[BEGIN DATA LINES]
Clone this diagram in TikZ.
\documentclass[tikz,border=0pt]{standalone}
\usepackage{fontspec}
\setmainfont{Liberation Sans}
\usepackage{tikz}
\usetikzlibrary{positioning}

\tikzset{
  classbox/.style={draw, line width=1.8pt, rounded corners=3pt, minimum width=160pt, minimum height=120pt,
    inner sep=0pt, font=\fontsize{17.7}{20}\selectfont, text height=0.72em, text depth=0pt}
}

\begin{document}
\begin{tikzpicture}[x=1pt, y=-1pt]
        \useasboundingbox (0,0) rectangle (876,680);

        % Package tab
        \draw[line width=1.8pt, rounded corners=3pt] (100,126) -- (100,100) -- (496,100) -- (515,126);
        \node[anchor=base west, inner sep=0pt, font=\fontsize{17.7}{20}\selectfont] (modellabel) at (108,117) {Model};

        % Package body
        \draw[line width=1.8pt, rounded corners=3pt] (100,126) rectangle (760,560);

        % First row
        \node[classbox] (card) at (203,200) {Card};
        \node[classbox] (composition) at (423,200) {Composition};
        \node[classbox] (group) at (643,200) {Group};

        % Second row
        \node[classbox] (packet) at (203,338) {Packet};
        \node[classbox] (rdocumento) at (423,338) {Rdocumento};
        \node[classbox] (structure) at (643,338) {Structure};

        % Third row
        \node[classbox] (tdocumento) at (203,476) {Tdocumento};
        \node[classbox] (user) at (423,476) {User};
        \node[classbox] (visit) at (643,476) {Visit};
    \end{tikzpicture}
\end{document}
[END DATA LINES]
Transcribe the data above in full, exactly.

Clone this diagram in TikZ.
\documentclass[tikz,border=0pt]{standalone}
\usepackage{fontspec}
\setmainfont{Liberation Sans}
\usepackage{tikz}
\usetikzlibrary{positioning}

\tikzset{
  classbox/.style={draw, line width=1.8pt, rounded corners=3pt, minimum width=160pt, minimum height=120pt,
    inner sep=0pt, font=\fontsize{17.7}{20}\selectfont, text height=0.72em, text depth=0pt}
}

\begin{document}
\begin{tikzpicture}[x=1pt, y=-1pt]
        \useasboundingbox (0,0) rectangle (876,680);

        % Package tab
        \draw[line width=1.8pt, rounded corners=3pt] (100,126) -- (100,100) -- (496,100) -- (515,126);
        \node[anchor=base west, inner sep=0pt, font=\fontsize{17.7}{20}\selectfont] (modellabel) at (108,117) {Model};

        % Package body
        \draw[line width=1.8pt, rounded corners=3pt] (100,126) rectangle (760,560);

        % First row
        \node[classbox] (card) at (203,200) {Card};
        \node[classbox] (composition) at (423,200) {Composition};
        \node[classbox] (group) at (643,200) {Group};

        % Second row
        \node[classbox] (packet) at (203,338) {Packet};
        \node[classbox] (rdocumento) at (423,338) {Rdocumento};
        \node[classbox] (structure) at (643,338) {Structure};

        % Third row
        \node[classbox] (tdocumento) at (203,476) {Tdocumento};
        \node[classbox] (user) at (423,476) {User};
        \node[classbox] (visit) at (643,476) {Visit};
    \end{tikzpicture}
\end{document}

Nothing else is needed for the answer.